Recuperamos, assim, da Revolução de Abril, um entender da cultura enquanto instrumento imprescindível de progresso e emancipação dos trabalhadores e dos povos, na resistência a uma cultura homogeneizante (“mediática”) e castradora da reflexão crítica e da dimensão criadora. É na reivindicação por uma cultura resistente e plural, em contacto directo e dialógico com a realidade da população, que percebemos a real força da luta das mulheres na cultura pelos seus direitos específicos; e  a importância desta luta para o reforço da luta geral dos trabalhadores da cultura e dos trabalhadores e do povo. A defesa do direito à dignidade e autonomia das mulheres pauta a consciência da importância de um acesso verdadeiramente democrático à criação e fruição cultural. 
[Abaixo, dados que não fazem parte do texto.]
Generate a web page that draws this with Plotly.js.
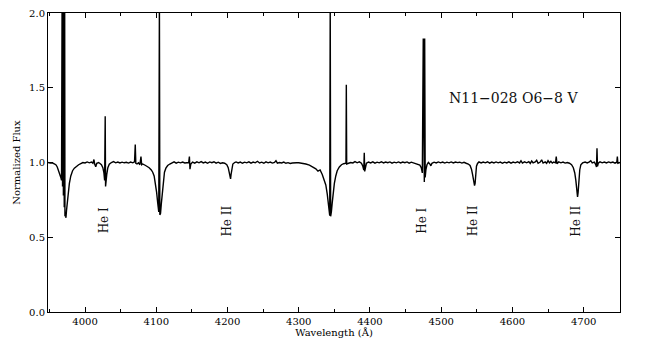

As mulheres trabalhadoras do sector da cultura encontram-se, de facto, nas posições mais precárias, mas encontram-se também na rua - presentes, em condição de maioria, nas acções de massas específicas da cultura, nas reivindicações nos locais de trabalho, na luta e organização no plano sindical, na criação artística comprometida com a transformação social, reivindicando políticas públicas que garantam a sustentabilidade e diversidade cultural do país. Temos razões irrefutáveis para afirmarmos a luta pelos nossos direitos específicos, apoiando os objectivos de acção de organizações como o Movimento Democrático de Mulheres, organizando-nos em sindicatos e, naturalmente, tendo o PCP como o nosso mais fiel aliado na luta em defesa dos direitos das mulheres pela igualdade no trabalho e na vida e pela nossa emancipação social - destacando o papel do sério compromisso do PCP com um sistema público cultural que assegure a democratização da cultura e a premente emancipação das trabalhadoras da cultura, e de todos os trabalhadores e do povo. Sempre cientes de que a cultura e a arte acrescentam uma imprescindível força à luta dos trabalhadores e do povo pela liberdade, pela democracia e pelo socialismo.